Tuesday, May 11, 2010

MF investors to gain from new regulations!

SEBI`s recent regulatory announcements on mutual funds are beneficial for investors. Here`s a small capsule on what has changed and how it will benefit investors.




The Indian mutual fund industry is at a very interesting phase. With growing popularity and booming assets under management, the mutual fund market is being closely watched by the regulators. Recently, SEBI come up with a few key regulatory changes that is expected to alter the way in which the mutual fund industry has been functioning so far. These changes are in conjunction with SEBI`s continuous effort towards safeguarding retail investors and plugging gaps in the regulatory framework for the mutual fund industry. A few of these changes may hurt fund houses but most investors are likely to be better off. Let`s take up these regulatory changes one by one and look at the impact.



(1) Dividends to be distributed from Realized Gains Only:



Now, no fund can distribute dividends unless the fund has booked profit from its underlying assets. Please note that this new rule is only applicable to those mutual fund investors who have opted for the `Dividend Plan`. Investors in Growth plan will not be affected by this regulatory change.



Let`s understand this with a simple example: If your fund`s NAV moves from Rs 20 to Rs 50 over certain period of time, the fund`s unrealized gain is Rs 30. This Rs 30 is usually transferred to Unit Premium Reserve. And as per the current practice, this reserve is used to distribute dividends to investors.



However, as per the new regulation, this reserve can`t be fully used to distribute dividends. The idea behind this new regulation is that only realized gains can be distributed as dividends. The unit premium reserves contain unrealized gains as well. Hence, now the fund has to sell its units / underlying shares to realize profits to become eligible for dividend distribution.



Many fund houses have been using higher dividend declaration as their selling pitch. Thanks to SEBI, the new rule will help curb such irrational claims by fund houses and hopefully stop investor`s getting lured by distributers into investing based on such claims. Though this means that investor will not receive hefty dividends as earlier, but one should also understand that investors are not losing out on anything. Instead, of receiving regular dividends, your money will stay with the fund and grow with your overall pool of investment in that fund.



In India, dividend declaration by mutual fund houses is widely hyped and often misunderstood. Unlike stock dividends, mutual fund dividends are just like paying out money from your own pocket. Post every dividend declaration, the NAV of your fund falls by the same amount. Hence, it`s doesn`t matter whether you opt for dividend plan or growth plan. Under dividend plan, you are receiving certain amount of your earned money at certain interval at the AMCs discretion. The same effect can be achieved under the growth plan by selling certain amount of units at certain intervals and what is more, at your own discretion.

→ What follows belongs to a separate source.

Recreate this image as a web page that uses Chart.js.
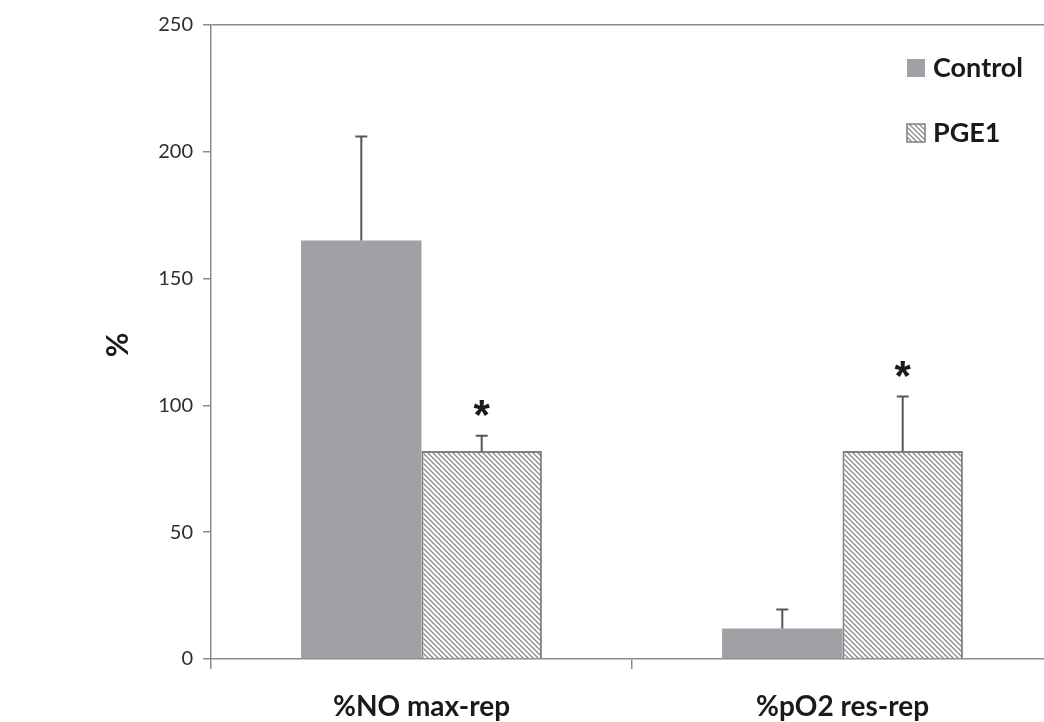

(2) No Additional Fees to be charged from No-load Funds:



This new regulation is in continuation to SEBI`s earlier directive on entry load. In July 2009, SEBI had stipulated that there shall be no entry load for all mutual fund schemes. However, it was observed that the no-load funds were still charging an additional management fee of 25 basis points. Now, SEBI had clarified that AMCs shall not collect any additional management fees.



This is again good news for investors, as 100% of your investment will be put to work.



(3) NFO Period Reduced to 15 days:



In order to make the New Fund Offer (NFO) process efficient, SEBI has decided that the present limit of maximum period of 30 days in case of Open-ended funds and 45 days in case of close-ended funds shall be reduced to 15 days (except ELSS schemes). In addition, the Mutual Funds / AMCs shall make investment out of the NFO proceeds only on or after the closure of the NFO period.



This is a smart move by SEBI. Now, your money will not stay idle for one month or 45 days. Instead, your money will be invested immediately after 15 days (closure of NFO period) thus giving you and your fund an early chance to make investments in desired assets or asset classes.



(4) No Revenue Sharing by Fund-of-Fund Schemes:



Unlike normal mutual funds, fund-of-funds (FOF) invest their money in other mutual funds instead of stocks or bonds. In this process, FOF are used to receiving commission / brokerage from underlying mutual funds and such arrangements create conflict of interest. To curb this malpractice, SEBI has now asked FOFs to not receive such commission / brokerage or enter into revenue sharing agreement from / with underlying funds. Any commission received from the underlying fund shall be credited into the concerned FOF account.



This will help in improving the performance of FOFs as fund managers would not be bound by such agreements. Instead they will be able to take better decisions resulting in better returns for investors.